On redécouvre avec plaisir l'oeuvre d'Irène Némirovsky depuis la publication posthume de Suite française en 2004. Romancière très en vue du Paris des années 1930, Irène Némirovsky, née à Kiev en 1903, morte à Auschwitz, a été arrêtée le 13 juillet 1942 par la police française.
La proie, c’est l’homme politique pris au piège. Ambitieux, passionné par le cœur humain et l’intrigue, il est prêt à toutes les concessions pour vaincre, s’imposer à tous et parvenir à la réussite sociale.
Jean-Luc Daguerne est de ceux-là. Jeune et orgueilleux, il aimait Édith et se serait contenté d’une place modeste dans le monde ; un monde injuste et dur qui l’écrase par son poids immuable.

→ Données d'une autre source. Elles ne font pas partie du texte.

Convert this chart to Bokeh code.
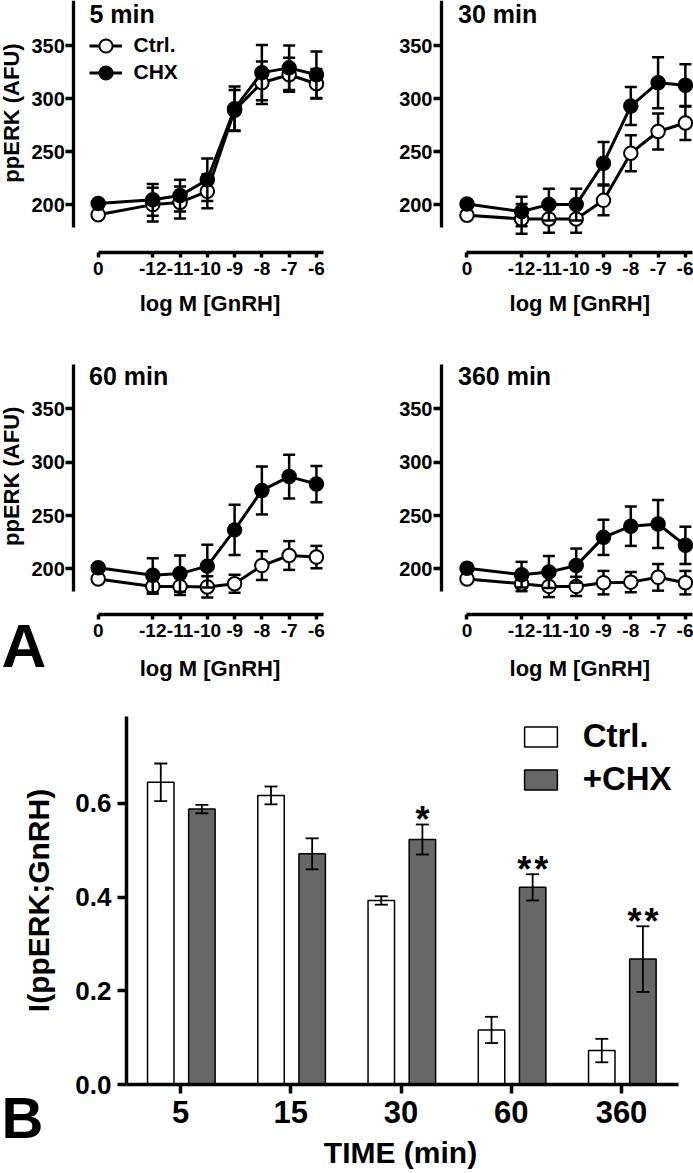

Il suffit d’une déception amoureuse, et tout bascule. L’homme au cœur froid, sur les pas de Julien Sorel, devient calculateur et se jette dans la bataille.
Vibrante, haletante, la passion de Némirovsky pour le genre humain est palpable. La narration aux accents stendhaliens, précise et divisée en cours chapitres, dessine l’ascension sociale où les concessions sont trop nombreuses pour ne pas mener Jean-Luc à sa perte. La Proie, c’est surtout l’éloge de la jeunesse fougueuse et spontanée, désireuse de vivre, de se jeter au monde avec la force, l’élan des espoirs, et parfois des illusions.
Némirovsky sait donner de l’intensité dramatique aux sentiments et aux personnages envoûtants, desquels il est difficile de s’arracher ou de mal juger. Comment ne pas aimer Jean-Luc Daguerne, Calixte-Langon et Lesourd, tous trois guettés par le vice de la politique, animés par la soif de la réussite ? Ils ont été jeunes, en quête du pouvoir, croyant attirer ainsi le bonheur…
[...] Rarement un livre n’a atteint une telle puissance dans l’analyse du cœur humain. La proie, la victime, c’est celle qui abandonne sa part d’amour au profit de la réussite, et qui souffrira de ne pas l’avoir laissé vivre. Némirovsky, disparue trop jeune, a laissé une œuvre éclatante, vraiment moderne et passionnante. La Proie, un livre dont on n’oublie pas l’intensité et la tragédie, un livre classé dans la catégorie Postérités sans hésiter.